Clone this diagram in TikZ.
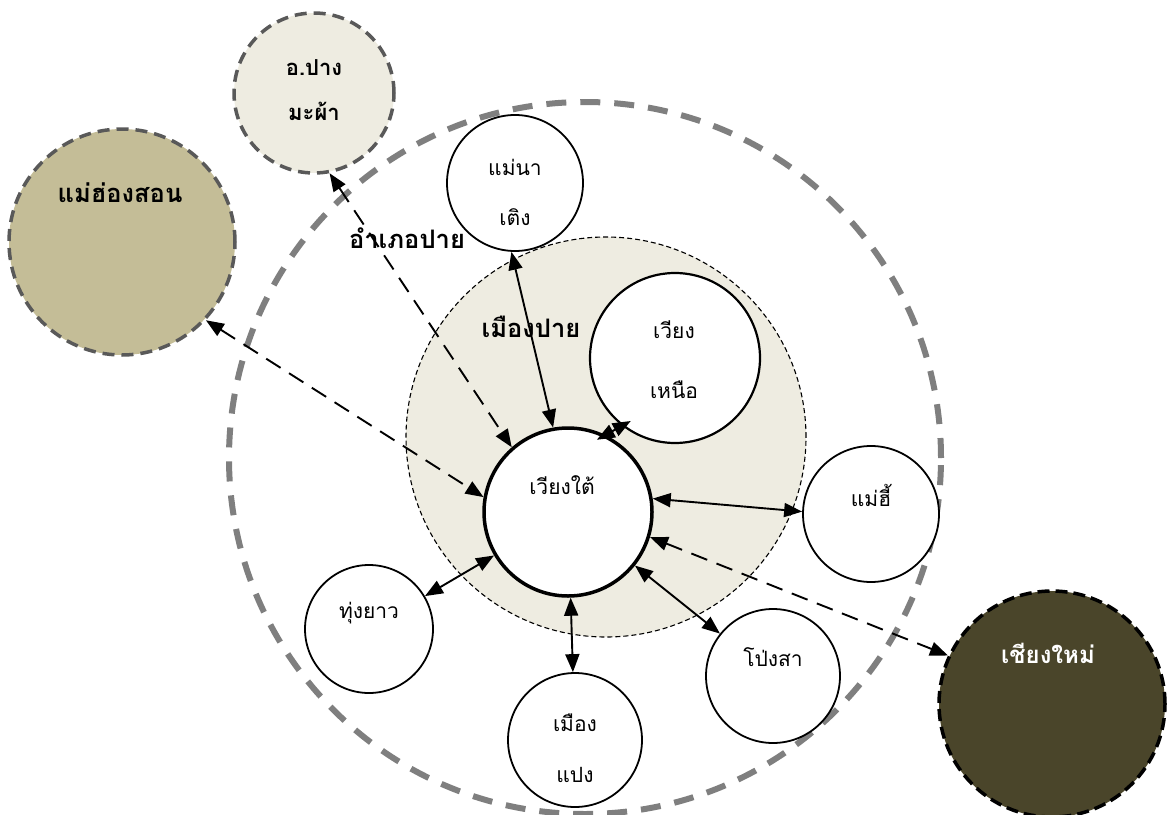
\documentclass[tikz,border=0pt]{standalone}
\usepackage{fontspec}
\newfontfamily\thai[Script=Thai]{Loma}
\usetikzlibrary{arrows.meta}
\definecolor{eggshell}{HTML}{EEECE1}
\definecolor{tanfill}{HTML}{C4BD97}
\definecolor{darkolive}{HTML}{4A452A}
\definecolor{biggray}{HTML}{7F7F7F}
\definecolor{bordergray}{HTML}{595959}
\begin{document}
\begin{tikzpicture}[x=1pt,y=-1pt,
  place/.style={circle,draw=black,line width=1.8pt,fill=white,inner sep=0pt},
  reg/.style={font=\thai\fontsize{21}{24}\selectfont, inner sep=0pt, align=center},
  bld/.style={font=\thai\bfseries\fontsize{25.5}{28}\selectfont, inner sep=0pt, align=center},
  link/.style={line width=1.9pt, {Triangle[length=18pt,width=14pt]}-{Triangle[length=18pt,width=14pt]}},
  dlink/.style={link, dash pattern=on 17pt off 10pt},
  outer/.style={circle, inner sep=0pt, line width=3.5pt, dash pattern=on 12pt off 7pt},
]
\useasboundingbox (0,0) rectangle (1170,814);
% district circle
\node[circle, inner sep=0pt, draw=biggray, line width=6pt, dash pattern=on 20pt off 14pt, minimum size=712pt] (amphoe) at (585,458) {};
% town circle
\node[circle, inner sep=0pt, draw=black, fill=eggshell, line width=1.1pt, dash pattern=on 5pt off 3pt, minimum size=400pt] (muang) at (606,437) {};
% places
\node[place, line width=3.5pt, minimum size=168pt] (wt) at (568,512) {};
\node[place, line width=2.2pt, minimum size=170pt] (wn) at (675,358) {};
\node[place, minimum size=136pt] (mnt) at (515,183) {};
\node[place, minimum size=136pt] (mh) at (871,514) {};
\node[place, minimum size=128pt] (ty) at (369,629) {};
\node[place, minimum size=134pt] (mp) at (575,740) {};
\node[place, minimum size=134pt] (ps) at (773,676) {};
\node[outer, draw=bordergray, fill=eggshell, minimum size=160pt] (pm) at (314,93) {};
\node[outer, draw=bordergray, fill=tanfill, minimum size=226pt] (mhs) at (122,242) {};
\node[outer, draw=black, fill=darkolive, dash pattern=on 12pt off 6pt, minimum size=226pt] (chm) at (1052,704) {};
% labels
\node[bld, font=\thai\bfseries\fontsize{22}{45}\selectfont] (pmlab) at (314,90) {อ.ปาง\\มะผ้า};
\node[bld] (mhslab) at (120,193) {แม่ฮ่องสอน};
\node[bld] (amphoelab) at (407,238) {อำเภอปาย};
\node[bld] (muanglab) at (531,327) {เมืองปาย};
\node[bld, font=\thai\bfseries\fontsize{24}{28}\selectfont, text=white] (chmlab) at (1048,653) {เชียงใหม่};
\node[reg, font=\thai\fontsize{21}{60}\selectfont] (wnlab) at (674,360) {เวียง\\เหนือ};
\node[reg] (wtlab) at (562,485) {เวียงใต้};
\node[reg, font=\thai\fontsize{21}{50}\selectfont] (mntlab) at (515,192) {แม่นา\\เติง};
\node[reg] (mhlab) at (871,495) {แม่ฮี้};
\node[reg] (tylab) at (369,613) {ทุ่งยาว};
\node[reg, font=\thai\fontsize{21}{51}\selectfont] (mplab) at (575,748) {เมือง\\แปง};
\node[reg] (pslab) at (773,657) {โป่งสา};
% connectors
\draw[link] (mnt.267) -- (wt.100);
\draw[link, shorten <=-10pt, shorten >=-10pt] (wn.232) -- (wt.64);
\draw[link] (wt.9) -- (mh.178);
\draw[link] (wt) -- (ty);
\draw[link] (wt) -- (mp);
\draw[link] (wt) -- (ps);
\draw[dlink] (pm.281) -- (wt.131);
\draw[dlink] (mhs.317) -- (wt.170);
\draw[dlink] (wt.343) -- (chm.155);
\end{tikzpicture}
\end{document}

* * *

◆ **Exercise requirements**
Reproduce all of the data exactly, omitting each picture it holds.

◆ **Written reply**
Clone this diagram in TikZ.
\documentclass[tikz,border=0pt]{standalone}
\usepackage{fontspec}
\newfontfamily\thai[Script=Thai]{Loma}
\usetikzlibrary{arrows.meta}
\definecolor{eggshell}{HTML}{EEECE1}
\definecolor{tanfill}{HTML}{C4BD97}
\definecolor{darkolive}{HTML}{4A452A}
\definecolor{biggray}{HTML}{7F7F7F}
\definecolor{bordergray}{HTML}{595959}
\begin{document}
\begin{tikzpicture}[x=1pt,y=-1pt,
  place/.style={circle,draw=black,line width=1.8pt,fill=white,inner sep=0pt},
  reg/.style={font=\thai\fontsize{21}{24}\selectfont, inner sep=0pt, align=center},
  bld/.style={font=\thai\bfseries\fontsize{25.5}{28}\selectfont, inner sep=0pt, align=center},
  link/.style={line width=1.9pt, {Triangle[length=18pt,width=14pt]}-{Triangle[length=18pt,width=14pt]}},
  dlink/.style={link, dash pattern=on 17pt off 10pt},
  outer/.style={circle, inner sep=0pt, line width=3.5pt, dash pattern=on 12pt off 7pt},
]
\useasboundingbox (0,0) rectangle (1170,814);
% district circle
\node[circle, inner sep=0pt, draw=biggray, line width=6pt, dash pattern=on 20pt off 14pt, minimum size=712pt] (amphoe) at (585,458) {};
% town circle
\node[circle, inner sep=0pt, draw=black, fill=eggshell, line width=1.1pt, dash pattern=on 5pt off 3pt, minimum size=400pt] (muang) at (606,437) {};
% places
\node[place, line width=3.5pt, minimum size=168pt] (wt) at (568,512) {};
\node[place, line width=2.2pt, minimum size=170pt] (wn) at (675,358) {};
\node[place, minimum size=136pt] (mnt) at (515,183) {};
\node[place, minimum size=136pt] (mh) at (871,514) {};
\node[place, minimum size=128pt] (ty) at (369,629) {};
\node[place, minimum size=134pt] (mp) at (575,740) {};
\node[place, minimum size=134pt] (ps) at (773,676) {};
\node[outer, draw=bordergray, fill=eggshell, minimum size=160pt] (pm) at (314,93) {};
\node[outer, draw=bordergray, fill=tanfill, minimum size=226pt] (mhs) at (122,242) {};
\node[outer, draw=black, fill=darkolive, dash pattern=on 12pt off 6pt, minimum size=226pt] (chm) at (1052,704) {};
% labels
\node[bld, font=\thai\bfseries\fontsize{22}{45}\selectfont] (pmlab) at (314,90) {อ.ปาง\\มะผ้า};
\node[bld] (mhslab) at (120,193) {แม่ฮ่องสอน};
\node[bld] (amphoelab) at (407,238) {อำเภอปาย};
\node[bld] (muanglab) at (531,327) {เมืองปาย};
\node[bld, font=\thai\bfseries\fontsize{24}{28}\selectfont, text=white] (chmlab) at (1048,653) {เชียงใหม่};
\node[reg, font=\thai\fontsize{21}{60}\selectfont] (wnlab) at (674,360) {เวียง\\เหนือ};
\node[reg] (wtlab) at (562,485) {เวียงใต้};
\node[reg, font=\thai\fontsize{21}{50}\selectfont] (mntlab) at (515,192) {แม่นา\\เติง};
\node[reg] (mhlab) at (871,495) {แม่ฮี้};
\node[reg] (tylab) at (369,613) {ทุ่งยาว};
\node[reg, font=\thai\fontsize{21}{51}\selectfont] (mplab) at (575,748) {เมือง\\แปง};
\node[reg] (pslab) at (773,657) {โป่งสา};
% connectors
\draw[link] (mnt.267) -- (wt.100);
\draw[link, shorten <=-10pt, shorten >=-10pt] (wn.232) -- (wt.64);
\draw[link] (wt.9) -- (mh.178);
\draw[link] (wt) -- (ty);
\draw[link] (wt) -- (mp);
\draw[link] (wt) -- (ps);
\draw[dlink] (pm.281) -- (wt.131);
\draw[dlink] (mhs.317) -- (wt.170);
\draw[dlink] (wt.343) -- (chm.155);
\end{tikzpicture}
\end{document}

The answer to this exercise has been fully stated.